The sun is the nearest star and influences the weather and normal functioning of Earth and its satellites. Sun’s energy is released in two ways. It can either be a usual flow of light that makes life possible on our planet or can be violent which disturbs the magnetic field of the solar system. By studying the sun, we can get insight into the sun’s atmosphere and its magnetic fields and how its changing conditions can influence Earth, and even space. Thus, studying sun is a significant investment.
Image credit: NASA
What is L1?
Aditya-L1 is planned to be placed in a halo orbit around the Lagrange point 1 (L1) of the Sun-Earth system. Lagrange points are points where the gravitational pull of the two large celestial bodies equals the necessary centripetal force required for a small object to move with them. For two body gravitational systems (here Sun and Earth), there are a total five Lagrange points denoted as L1, L2, L3, L4 and L5. The major advantage at L1 is constant sun exposure. The idea of spacecraft to be at Lagrange point L1 gives an uninterrupted view of the sun.
Image credit: prep
The 1,500 kg (3,300 lb) spacecraft will initially be in low earth orbit. Subsequently, after following an elliptical orbit it will be launched towards the Lagrange point L1 by using on-board propulsion. As Aditya-L1 travels towards L1, it will exit the earths’ gravitational Sphere of Influence (SOI). Subsequently, the spacecraft will be injected into a large halo orbit at L1. The total travel time from launch to reach L1 would take about four months.
“The spacecraft carries seven payloads to observe the photosphere, chromosphere and the outermost layers of the Sun (the corona) using electromagnetic and particle and magnetic field detectors. Using the special vantage point L1, four payloads directly view the Sun and the remaining three payloads carry out in-situ studies of particles and fields at the Lagrange point L1, thus providing important scientific studies of the propagatory effect of solar dynamics in the interplanetary medium”, says ISRO.
Image credit: ISRO
The primary payload is the Visible Emission Line Coronagraph (VELC), designed and fabricated by the Indian Institute of Astrophysics, Bengaluru.

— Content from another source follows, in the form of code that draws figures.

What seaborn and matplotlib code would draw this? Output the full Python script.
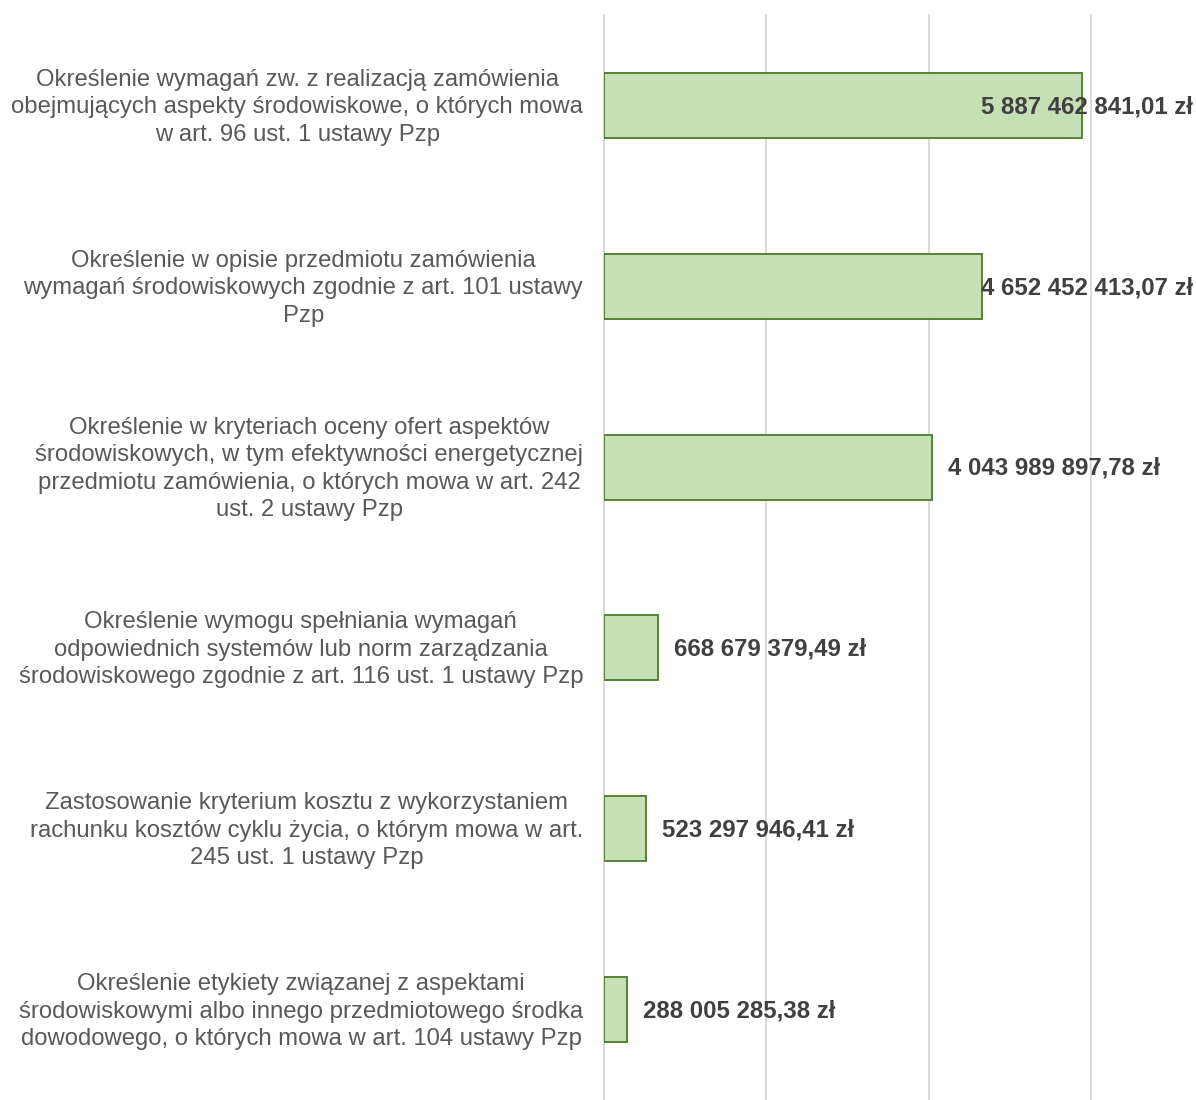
import matplotlib
matplotlib.use("Agg")
import matplotlib.pyplot as plt
import matplotlib.transforms as mtransforms
import seaborn as sns
import pandas as pd

categories = [
    "Określenie wymagań zw. z realizacją zamówienia\nobejmujących aspekty środowiskowe, o których mowa\nw art. 96 ust. 1 ustawy Pzp",
    "Określenie w opisie przedmiotu zamówienia\nwymagań środowiskowych zgodnie z art. 101 ustawy\nPzp",
    "Określenie w kryteriach oceny ofert aspektów\nśrodowiskowych, w tym efektywności energetycznej\nprzedmiotu zamówienia, o których mowa w art. 242\nust. 2 ustawy Pzp",
    "Określenie wymogu spełniania wymagań\nodpowiednich systemów lub norm zarządzania\nśrodowiskowego zgodnie z art. 116 ust. 1 ustawy Pzp",
    "Zastosowanie kryterium kosztu z wykorzystaniem\nrachunku kosztów cyklu życia, o którym mowa w art.\n245 ust. 1 ustawy Pzp",
    "Określenie etykiety związanej z aspektami\nśrodowiskowymi albo innego przedmiotowego środka\ndowodowego, o których mowa w art. 104 ustawy Pzp",
]
values = [
    5887462841.01,
    4652452413.07,
    4043989897.78,
    668679379.49,
    523297946.41,
    288005285.38,
]
value_labels = [
    "5 887 462 841,01 zł",
    "4 652 452 413,07 zł",
    "4 043 989 897,78 zł",
    "668 679 379,49 zł",
    "523 297 946,41 zł",
    "288 005 285,38 zł",
]

sns.set_theme(style="white")
plt.rcParams["font.family"] = ["Liberation Sans", "DejaVu Sans"]

df = pd.DataFrame({"kategoria": categories, "wartosc": values})

W, H = 1196, 1100
fig = plt.figure(figsize=(W / 100, H / 100), dpi=100)
ax = fig.add_axes([604 / W, 0.0, (1091 - 604) / W, (1100 - 15) / H])

sns.barplot(data=df, x="wartosc", y="kategoria", orient="h", ax=ax,
            color="#c5e0b4", edgecolor="#548235", linewidth=1.4,
            width=0.36, saturation=1)

ax.set_xlim(0, 6e9)
ax.set_ylim(5.5, -0.5)
ax.set_xticks([0, 2e9, 4e9, 6e9])
ax.set_xticklabels([])
ax.grid(axis="x", color="#d9d9d9", linewidth=1.4)
for gl in ax.get_xgridlines():
    gl.set_clip_on(False)
ax.set_axisbelow(True)
for s in ax.spines.values():
    s.set_visible(False)
ax.set_xlabel("")
ax.set_ylabel("")
ax.tick_params(axis="y", length=0, pad=15, labelsize=17.2, labelcolor="#595959")
ax.tick_params(axis="x", length=0)
nudge = mtransforms.ScaledTranslation(0, -2 / 100, fig.dpi_scale_trans)
for lbl in ax.get_yticklabels():
    lbl.set_multialignment("center")
    lbl.set_linespacing(1.32)
    lbl.set_verticalalignment("center")
    lbl.set_transform(lbl.get_transform() + nudge)

# value labels just past each bar end, kept inside the figure
texts = []
for i, (v, t) in enumerate(zip(values, value_labels)):
    txt = ax.annotate(t, xy=(v, i), xytext=(11.5, -1), textcoords="offset points",
                      ha="left", va="center", fontsize=17.3, fontweight="bold",
                      color="#404040", annotation_clip=False)
    texts.append(txt)

fig.canvas.draw()
renderer = fig.canvas.get_renderer()
for txt in texts:
    bb = txt.get_window_extent(renderer)
    limit = W - 3
    if bb.x1 > limit:
        shift = (bb.x1 - limit) * 72 / fig.dpi
        ox, oy = txt.xyann
        txt.xyann = (ox - shift, oy)

fig.savefig("out.png", dpi=100)
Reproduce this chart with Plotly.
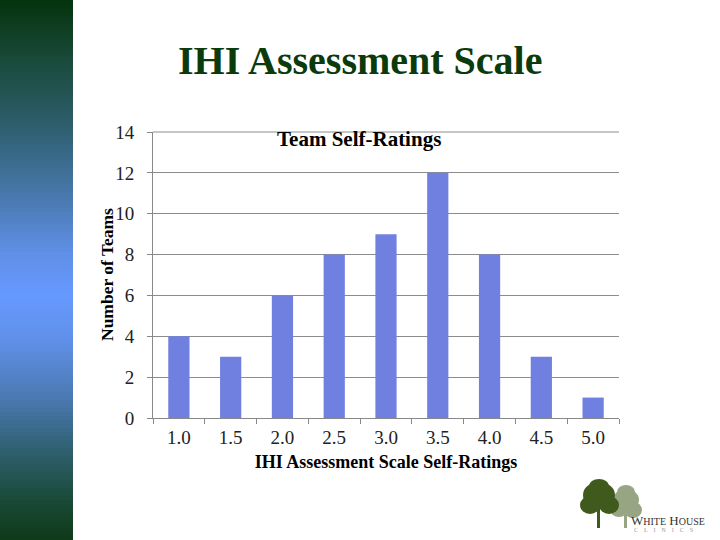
import plotly.graph_objects as go

categories = ["1.0", "1.5", "2.0", "2.5", "3.0", "3.5", "4.0", "4.5", "5.0"]
teams = [4, 3, 6, 8, 9, 12, 8, 3, 1]
y_ticks = [0, 2, 4, 6, 8, 10, 12, 14]

W, H = 720, 540
L, R, T, B = 153, 619, 132, 418

def px(x):
    return (x - L) / (R - L)

def py(y):
    return (B - y) / (B - T)

serif = "Liberation Serif, Times New Roman, serif"

fig = go.Figure()
fig.add_trace(go.Bar(x=categories, y=teams, marker=dict(color="#7080e0", line=dict(width=0)),
                     hoverinfo="x+y"))

shapes = []
# left gradient band
stops = [(0, (4, 51, 12)), (60, (26, 74, 58)), (130, (47, 96, 112)), (200, (74, 122, 176)),
         (255, (96, 144, 232)), (295, (102, 153, 255)), (340, (96, 144, 232)),
         (400, (74, 120, 176)), (450, (47, 96, 112)), (500, (26, 74, 56)), (540, (14, 58, 24))]

def color_at(y):
    for (y0, c0), (y1, c1) in zip(stops[:-1], stops[1:]):
        if y0 <= y <= y1:
            t = (y - y0) / (y1 - y0)
            return "rgb(%d,%d,%d)" % tuple(round(a + (b - a) * t) for a, b in zip(c0, c1))
    return "rgb(14,58,24)"

step = 4
for y in range(0, H, step):
    shapes.append(dict(type="rect", xref="paper", yref="paper",
                       x0=px(0), x1=px(73), y0=py(y), y1=py(y + step + 0.5),
                       fillcolor=color_at(y + step / 2), line=dict(width=0), layer="below"))

# top border gridline
shapes.append(dict(type="line", xref="paper", yref="paper", x0=0, x1=1, y0=1, y1=1,
                   line=dict(color="#8c8c8c", width=1)))

# logo trees
def blob(cx, cy, rx, ry, color):
    return dict(type="circle", xref="paper", yref="paper",
                x0=px(cx - rx), x1=px(cx + rx), y0=py(cy + ry), y1=py(cy - ry),
                fillcolor=color, line=dict(width=0))

light = "#97a585"
dark = "#3f5a1c"
for cx, cy, rx, ry in [(626, 500, 13, 11), (619, 509, 9, 8), (633, 510, 9, 8), (626, 492, 9, 7)]:
    shapes.append(blob(cx, cy, rx, ry, light))
shapes.append(dict(type="rect", xref="paper", yref="paper", x0=px(624), x1=px(627),
                   y0=py(528), y1=py(508), fillcolor=light, line=dict(width=0)))
for cx, cy, rx, ry in [(599, 495, 16, 13), (590, 505, 10, 9), (609, 505, 10, 9), (599, 486, 10, 7)]:
    shapes.append(blob(cx, cy, rx, ry, dark))
shapes.append(dict(type="rect", xref="paper", yref="paper", x0=px(597), x1=px(600),
                   y0=py(528), y1=py(508), fillcolor=dark, line=dict(width=0)))

annotations = [
    dict(text="<b>IHI Assessment Scale</b>", xref="paper", yref="paper", x=px(360), y=py(60),
         showarrow=False, font=dict(family=serif, size=40, color="#0b3a0b"), xanchor="center", yanchor="middle"),
    dict(text="<b>Team Self-Ratings</b>", xref="paper", yref="paper", x=px(359), y=py(139),
         showarrow=False, font=dict(family=serif, size=21, color="#000000"), xanchor="center", yanchor="middle"),
    dict(text="<b>Number of Teams</b>", xref="paper", yref="paper", x=px(107), y=py(275),
         showarrow=False, textangle=-90, font=dict(family=serif, size=17.5, color="#000000"),
         xanchor="center", yanchor="middle"),
    dict(text="W<span style='font-size:10px'>HITE</span> H<span style='font-size:10px'>OUSE</span>",
         xref="paper", yref="paper", x=px(629), y=py(520),
         showarrow=False, font=dict(family=serif, size=13, color="#333333"), xanchor="left", yanchor="middle"),
    dict(text="C    L    I    N    I    C    S", xref="paper", yref="paper", x=px(632), y=py(530),
         showarrow=False, font=dict(family=serif, size=6, color="#999999"), xanchor="left", yanchor="middle"),
]

fig.update_layout(
    width=W, height=H,
    margin=dict(l=L, r=W - R, t=T, b=H - B),
    paper_bgcolor="white", plot_bgcolor="white",
    showlegend=False, bargap=0.59,
    shapes=shapes, annotations=annotations,
    font=dict(family=serif, color="#222222"),
)
fig.update_xaxes(
    type="category", tickson="boundaries", ticks="outside", ticklen=5, tickcolor="#888888",
    showline=True, linecolor="#888888", linewidth=1, showgrid=False, ticklabelstandoff=2,
    tickfont=dict(family=serif, size=19, color="#222222"),
    title=dict(text="<b>IHI Assessment Scale Self-Ratings</b>", font=dict(family=serif, size=18, color="#000000"),
               standoff=8),
)
fig.update_yaxes(
    range=[0, 14], tickvals=y_ticks, ticks="outside", ticklen=5, tickcolor="#888888",
    showline=True, linecolor="#888888", linewidth=1, showgrid=True, gridcolor="#8c8c8c", gridwidth=1,
    zeroline=False, ticklabelstandoff=9,
    tickfont=dict(family=serif, size=19, color="#222222"),
)
fig.write_html("out.html", config={"displayModeBar": False},
               post_script="document.body.style.margin='0';document.body.style.padding='0';")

“No other solar coronagraph in space has the ability to image the solar corona as close to the solar disk as VELC can. It can image it as close as 1.05 times the solar radius. It can also do imaging, spectroscopy, and polarimetry at the same time, and can take observations at a very high resolution (level of detail) and many times a second,” Prof. Prasad said.
It is not understood how exactly the sun’s radiation affects the dynamics of the Earth’s atmosphere on a shorter as well as on longer time scale. The mission will obtain near simultaneous images of the different layers of the Sun’s atmosphere, which reveal the ways in which the energy may be channelled and transferred from one layer to another.
Thus the Aditya-L1 mission will enable a deep understanding of the dynamics processes of the Sun and address some of the outstanding problems in solar and heliophysics.
Launch of Aditya-L1 scheduled in August 2023
The Aditya-L1 mission will be launched by ISRO PSLV-XL(C56) rocket from Sathish Dhawan Space Centre SHAR (SDSC SHAR), Sriharikota. The launch is planned for August/ September 2023.
Aditya L1 shall be India’s first solar mission. The L1 point will provide us with the advantage of observing solar activities and its effect on space in real time. This five-year mission of Aditya-L1 shall provide us with important scientific studies of the propagatory effect of solar dynamics in the interplanetary medium. The mission will delve into layers of the sun which in-turn will assist us in the working of other suns in other galaxies.